Batch Case Study

Transformer can run pipelines in batch mode. A batch pipeline processes all available data in a single batch, and then stops.

A batch pipeline is typically used to process data that has already been stored over a period of time, often in a relational database or in a raw or staging area in a Hadoop Distributed File System (HDFS).

Let's say that you have an existing data warehouse in a relational database. You need to create a data mart for the sales team that includes a subset of the data warehouse tables. To create the data mart, you need to join data from the Retail and StoreDetails tables using the store zip code field. The Retail table includes transactional data for each order, including the product ID, unit price, store ID, and store zip code. The StoreDetails table includes demographic data for each store zip code, such as the city and population.

You also need to aggregate the data before sending it to the sales data mart to calculate the total revenue and total number of orders for each zip code.

In addition, you need to send the same joined data from the Retail and StoreDetails tables to Parquet files so that data scientists can efficiently analyze the data. To increase the analytics performance, you need to create a surrogate key for the data and then write the data to a small set of Parquet files.

The following image shows a high-level design of the data flow and some of the sample data:

You can use Transformer to create and run a single batch pipeline to meet all of these needs.

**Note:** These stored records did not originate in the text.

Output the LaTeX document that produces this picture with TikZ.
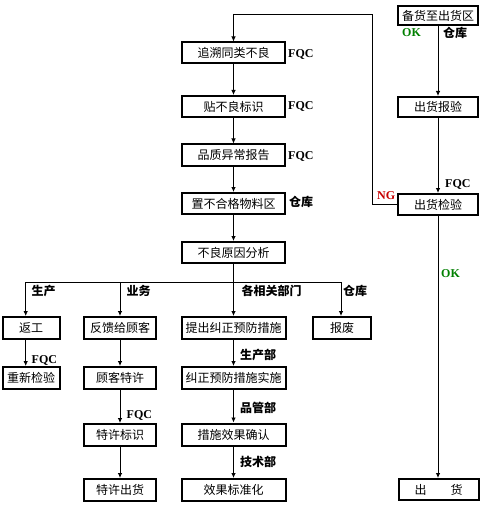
\documentclass[tikz,border=0pt]{standalone}
\usepackage{fontspec}
\setmainfont{Liberation Serif}
\newfontfamily\cjk{Noto Sans CJK SC}
\usetikzlibrary{arrows.meta}
\begin{document}
\begin{tikzpicture}[x=1pt,y=-1pt,
  box/.style={draw,line width=2pt,inner sep=0pt,font=\cjk\fontsize{12}{12}\selectfont},
  wbox/.style={box,minimum width=103pt,minimum height=21pt},
  rbox/.style={box,minimum width=80pt,minimum height=20pt},
  lab/.style={anchor=west,inner sep=0pt,font=\cjk\bfseries\fontsize{12}{12}\selectfont},
  elab/.style={anchor=west,inner sep=0pt,font=\bfseries\fontsize{12}{12}\selectfont},
  arr/.style={line width=0.8pt,-{Latex[length=5pt,width=4.5pt]}},
  ln/.style={line width=0.8pt}]
\useasboundingbox[fill=white] (0,0) rectangle (481,505);
% central chain
\node[wbox] (zs) at (233.5,53) {追溯同类不良};
\node[wbox] (tb) at (233.5,106.5) {贴不良标识};
\node[wbox] (pz) at (233.5,155) {品质异常报告};
\node[wbox] (zb) at (233.5,203.5) {置不合格物料区};
\node[wbox] (bl) at (233.5,252.5) {不良原因分析};
% right chain
\node[rbox,minimum height=19pt] (bh) at (438,16) {备货至出货区};
\node[rbox] (ch) at (438,107) {出货报验};
\node[rbox,minimum height=21pt] (cj) at (438,204.5) {出货检验};
\node[rbox,minimum height=21pt] (chu) at (438.5,489.5) {出\hspace{24pt}货};
% branches
\node[box,minimum width=57pt,minimum height=22pt] (fg) at (31,328) {返工};
\node[box,minimum width=57pt,minimum height=22pt] (cx) at (31,378) {重新检验};
\node[box,minimum width=72pt,minimum height=22pt] (fk) at (120,328) {反馈给顾客};
\node[box,minimum width=72pt,minimum height=22pt] (gk) at (120,378) {顾客特许};
\node[box,minimum width=72pt,minimum height=22pt] (ts) at (120,435) {特许标识};
\node[box,minimum width=72pt,minimum height=22pt] (tc) at (120,490) {特许出货};
\node[box,minimum width=104pt,minimum height=22pt] (tj) at (233.5,328) {提出纠正预防措施};
\node[box,minimum width=104pt,minimum height=22pt] (js) at (233.5,378) {纠正预防措施实施};
\node[box,minimum width=104pt,minimum height=22pt] (cs) at (233.5,434.5) {措施效果确认};
\node[box,minimum width=104pt,minimum height=22pt] (xg) at (233.5,490) {效果标准化};
\node[box,minimum width=58pt,minimum height=22pt] (bf) at (342,328) {报废};
% connectors central
\draw[arr] (zs) -- (tb);
\draw[arr] (tb) -- (pz);
\draw[arr] (pz) -- (zb);
\draw[arr] (zb) -- (bl);
\coordinate (split) at (233.5,282);
\draw[arr] (bl) -- (tj);
\draw[arr] (split) -| ([xshift=-5.3pt]fg.north);
\draw[arr] (split) -| (fk.north);
\draw[arr] (split) -| ([xshift=-1pt]bf.north);
\draw[arr] ([xshift=-5.3pt]fg.south) -- ([xshift=-5.3pt]cx.north);
\draw[arr] (fk) -- (gk);
\draw[arr] (gk) -- (ts);
\draw[arr] (ts) -- (tc);
\draw[arr] (tj) -- (js);
\draw[arr] (js) -- (cs);
\draw[arr] (cs) -- (xg);
% right
\draw[arr] (bh) -- (ch);
\draw[arr] (ch) -- (cj);
\draw[arr] (cj.south) -- (chu.north -| cj.south);
\coordinate (lp1) at (372,204.5);
\coordinate (lp2) at (372,14);
\coordinate (lp3) at (233.5,14);
\draw[ln] (cj.west) -- (lp1) -- (lp2) -- (lp3);
\draw[arr] (lp3) -- (zs.north);
% labels
\node[elab] (l1) at (288,55) {FQC};
\node[elab] (l2) at (288,106.5) {FQC};
\node[elab] (l3) at (288,156.5) {FQC};
\node[lab] (l4) at (289,202) {仓库};
\node[elab,text={rgb,255:red,0;green,128;blue,0}] (l5) at (402,33) {OK};
\node[lab] (l6) at (443,33) {仓库};
\node[elab] (l7) at (445,184.5) {FQC};
\node[elab,text={rgb,255:red,200;green,0;blue,0}] (l8) at (377,196) {NG};
\node[elab,text={rgb,255:red,0;green,128;blue,0}] (l9) at (441,273.5) {OK};
\node[lab] (l10) at (31.5,290.5) {生产};
\node[lab] (l11) at (126.5,290.5) {业务};
\node[lab] (l12) at (241.5,291) {各相关部门};
\node[lab] (l13) at (343,291) {仓库};
\node[elab] (l14) at (31.5,360) {FQC};
\node[lab] (l15) at (240,355) {生产部};
\node[elab] (l16) at (126.5,415) {FQC};
\node[lab] (l17) at (240,408) {品管部};
\node[lab] (l18) at (240,462) {技术部};
\end{tikzpicture}
\end{document}
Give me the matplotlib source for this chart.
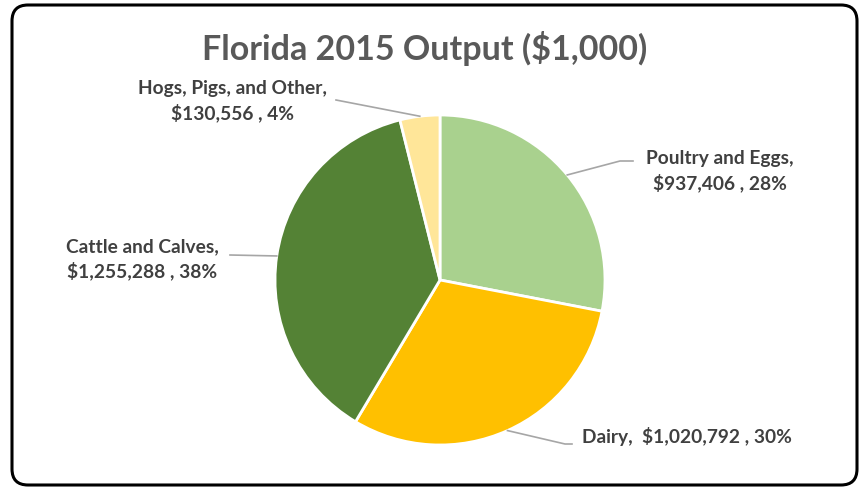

Let's take a closer look at how you design the batch pipeline:

Set execution mode to batch: On the General tab of the pipeline, you set the execution mode to batch.
Join data from two source tables: You add two JDBC Table origins to the pipeline, configuring one to read from the Retail database table and the other to read from the StoreDetails table. You want both origins to read all rows in each table in a single batch, so you use the default value of -1 for the Max Rows per Batch property for the origins.; You add a Join processor to perform an inner join on the data read by the two origins, joining data by the matching store zip code field.; Note that if you prefer to create a custom query that reads from the two tables, you can use a single JDBC Query origin instead of these three stages. However, the JDBC Table origins allow you to read from tables without configuring a query.
Aggregate data before writing to the data mart: You create one pipeline branch that performs the processing needed for the sales data mart.; After the Join processor, you add an Aggregate processor that calculates the total revenue and total number of orders for each zip code.; Finally, you add a JDBC destination to write the transformed data to the data mart.
Create a surrogate key and repartition the data before writing to Parquet files: You create a second pipeline branch to perform the processing needed for the Parquet files used by data scientists.; You add a Spark SQL Query processor to write a custom Spark SQL query that creates a surrogate key for each record in the input data. In the Spark SQL query, you call the Spark SQL function monotonically_increasing_id to generate a unique ID for each record.; The Join processor causes Spark to shuffle the data, splitting the data into a large number of partitions. However, since this branch writes to Parquet files, the data must be written to a small number of files for data scientists to efficiently analyze the data. So you add a Repartition processor to decrease the number of partitions to four.; Finally, you add a File destination to the branch to write the data to Parquet files. The File destination creates one output file for each partition, so this destination creates a total of four output files.

The following image shows the complete design of this batch pipeline:

When you start this batch pipeline, the pipeline reads all available data in both database tables in a single batch. Each processor transforms the data, and then each destination writes the data to the data mart or to Parquet files. After processing all the data in a single batch, the pipeline stops.